Supplied data:
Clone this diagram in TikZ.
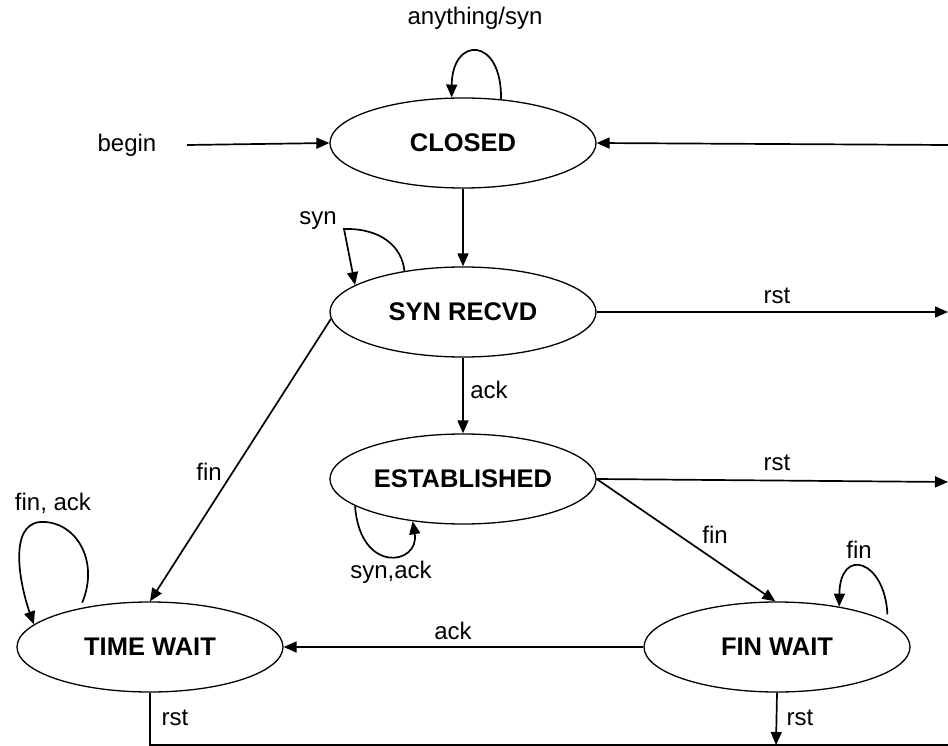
\documentclass[tikz,border=0pt]{standalone}
\usepackage{fontspec}
\setmainfont{Liberation Sans}
\usetikzlibrary{shapes.geometric,arrows.meta}
\begin{document}
\begin{tikzpicture}[x=1pt,y=-1pt,
  state/.style={draw, ellipse, line width=1.3pt, minimum width=266pt,
    minimum height=90pt, inner sep=0pt,
    font=\fontsize{25.5pt}{30pt}\selectfont\bfseries},
  lbl/.style={font=\fontsize{24pt}{28pt}\selectfont, inner sep=0pt},
  edge/.style={line width=1.7pt, -{Triangle[length=13pt,width=11pt]}},
  plain/.style={line width=1.7pt}]
\useasboundingbox[fill=white] (0,0) rectangle (948,746);

% states
\node[state] (closed)      at (463,143) {CLOSED};
\node[state] (synrecvd)    at (463,312) {SYN RECVD};
\node[state] (established) at (463,479) {ESTABLISHED};
\node[state] (timewait)    at (150,647) {TIME WAIT};
\node[state] (finwait)     at (777,647) {FIN WAIT};

% free ends of the outer connectors
\coordinate (beginend) at (187,145);
\coordinate (rin)      at (948,145);
\coordinate (rout1)    at (948,312);
\coordinate (rout2)    at (948,482);
\coordinate (finrst)   at (776,745);
\coordinate (bottomL)  at (150,745);
\coordinate (bottomR)  at (948,745);

% transitions
\draw[edge] (beginend) -- (closed.west);
\draw[edge] (rin) -- (closed.east);
\draw[edge] (closed.south) -- (synrecvd.north);
\draw[edge] (synrecvd.east) -- (rout1);
\draw[edge] (synrecvd.south) -- (established.north);
\draw[edge] (established.east) -- (rout2);
\draw[edge] (established.east) -- (finwait.92);
\draw[edge] (synrecvd.183) -- (timewait.north);
\draw[edge] (finwait.west) -- (timewait.east);
\draw[edge] (finwait.south) -- (finrst);
\draw[plain] (timewait.south) -- (bottomL) -- (bottomR);

% self loops
\draw[edge] (closed.49) .. controls (502,36) and (452,36) .. (closed.104);
\draw[edge] (synrecvd.145) .. controls (402,246) and (380,228) .. (344,229)
  -- (synrecvd.166);
\draw[edge] (established.-166) .. controls (360,575) and (420,565) .. (established.-140);
\draw[edge, shorten <=6pt] (timewait.151) .. controls (100,560) and (75,520) .. (40,522)
  .. controls (8,525) and (20,585) .. (timewait.169);
\draw[edge, shorten <=7pt] (finwait.13) .. controls (885,560) and (840,546) .. (finwait.33);

% labels
\node[lbl] (lanything) at (475,18)  {anything/syn};
\node[lbl] (lbegin)    at (127,145) {begin};
\node[lbl] (lsyn)      at (318,221) {syn};
\node[lbl] (lrst1)     at (777,296) {rst};
\node[lbl] (lack1)     at (489,390) {ack};
\node[lbl] (lrst2)     at (777,463) {rst};
\node[lbl] (lfin1)     at (209,472) {fin};
\node[lbl] (lsynack)   at (391,572) {syn,ack};
\node[lbl] (lfinack)   at (53,503)  {fin, ack};
\node[lbl] (lfin2)     at (715,535) {fin};
\node[lbl] (lfin3)     at (859,550) {fin};
\node[lbl] (lack2)     at (453,631) {ack};
\node[lbl] (lrst3)     at (175,718) {rst};
\node[lbl] (lrst4)     at (800,718) {rst};
\end{tikzpicture}
\end{document}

Task to complete: Return each line of the data, keeping its wording exact and omitting pictures.

Solved exercise:
Clone this diagram in TikZ.
\documentclass[tikz,border=0pt]{standalone}
\usepackage{fontspec}
\setmainfont{Liberation Sans}
\usetikzlibrary{shapes.geometric,arrows.meta}
\begin{document}
\begin{tikzpicture}[x=1pt,y=-1pt,
  state/.style={draw, ellipse, line width=1.3pt, minimum width=266pt,
    minimum height=90pt, inner sep=0pt,
    font=\fontsize{25.5pt}{30pt}\selectfont\bfseries},
  lbl/.style={font=\fontsize{24pt}{28pt}\selectfont, inner sep=0pt},
  edge/.style={line width=1.7pt, -{Triangle[length=13pt,width=11pt]}},
  plain/.style={line width=1.7pt}]
\useasboundingbox[fill=white] (0,0) rectangle (948,746);

% states
\node[state] (closed)      at (463,143) {CLOSED};
\node[state] (synrecvd)    at (463,312) {SYN RECVD};
\node[state] (established) at (463,479) {ESTABLISHED};
\node[state] (timewait)    at (150,647) {TIME WAIT};
\node[state] (finwait)     at (777,647) {FIN WAIT};

% free ends of the outer connectors
\coordinate (beginend) at (187,145);
\coordinate (rin)      at (948,145);
\coordinate (rout1)    at (948,312);
\coordinate (rout2)    at (948,482);
\coordinate (finrst)   at (776,745);
\coordinate (bottomL)  at (150,745);
\coordinate (bottomR)  at (948,745);

% transitions
\draw[edge] (beginend) -- (closed.west);
\draw[edge] (rin) -- (closed.east);
\draw[edge] (closed.south) -- (synrecvd.north);
\draw[edge] (synrecvd.east) -- (rout1);
\draw[edge] (synrecvd.south) -- (established.north);
\draw[edge] (established.east) -- (rout2);
\draw[edge] (established.east) -- (finwait.92);
\draw[edge] (synrecvd.183) -- (timewait.north);
\draw[edge] (finwait.west) -- (timewait.east);
\draw[edge] (finwait.south) -- (finrst);
\draw[plain] (timewait.south) -- (bottomL) -- (bottomR);

% self loops
\draw[edge] (closed.49) .. controls (502,36) and (452,36) .. (closed.104);
\draw[edge] (synrecvd.145) .. controls (402,246) and (380,228) .. (344,229)
  -- (synrecvd.166);
\draw[edge] (established.-166) .. controls (360,575) and (420,565) .. (established.-140);
\draw[edge, shorten <=6pt] (timewait.151) .. controls (100,560) and (75,520) .. (40,522)
  .. controls (8,525) and (20,585) .. (timewait.169);
\draw[edge, shorten <=7pt] (finwait.13) .. controls (885,560) and (840,546) .. (finwait.33);

% labels
\node[lbl] (lanything) at (475,18)  {anything/syn};
\node[lbl] (lbegin)    at (127,145) {begin};
\node[lbl] (lsyn)      at (318,221) {syn};
\node[lbl] (lrst1)     at (777,296) {rst};
\node[lbl] (lack1)     at (489,390) {ack};
\node[lbl] (lrst2)     at (777,463) {rst};
\node[lbl] (lfin1)     at (209,472) {fin};
\node[lbl] (lsynack)   at (391,572) {syn,ack};
\node[lbl] (lfinack)   at (53,503)  {fin, ack};
\node[lbl] (lfin2)     at (715,535) {fin};
\node[lbl] (lfin3)     at (859,550) {fin};
\node[lbl] (lack2)     at (453,631) {ack};
\node[lbl] (lrst3)     at (175,718) {rst};
\node[lbl] (lrst4)     at (800,718) {rst};
\end{tikzpicture}
\end{document}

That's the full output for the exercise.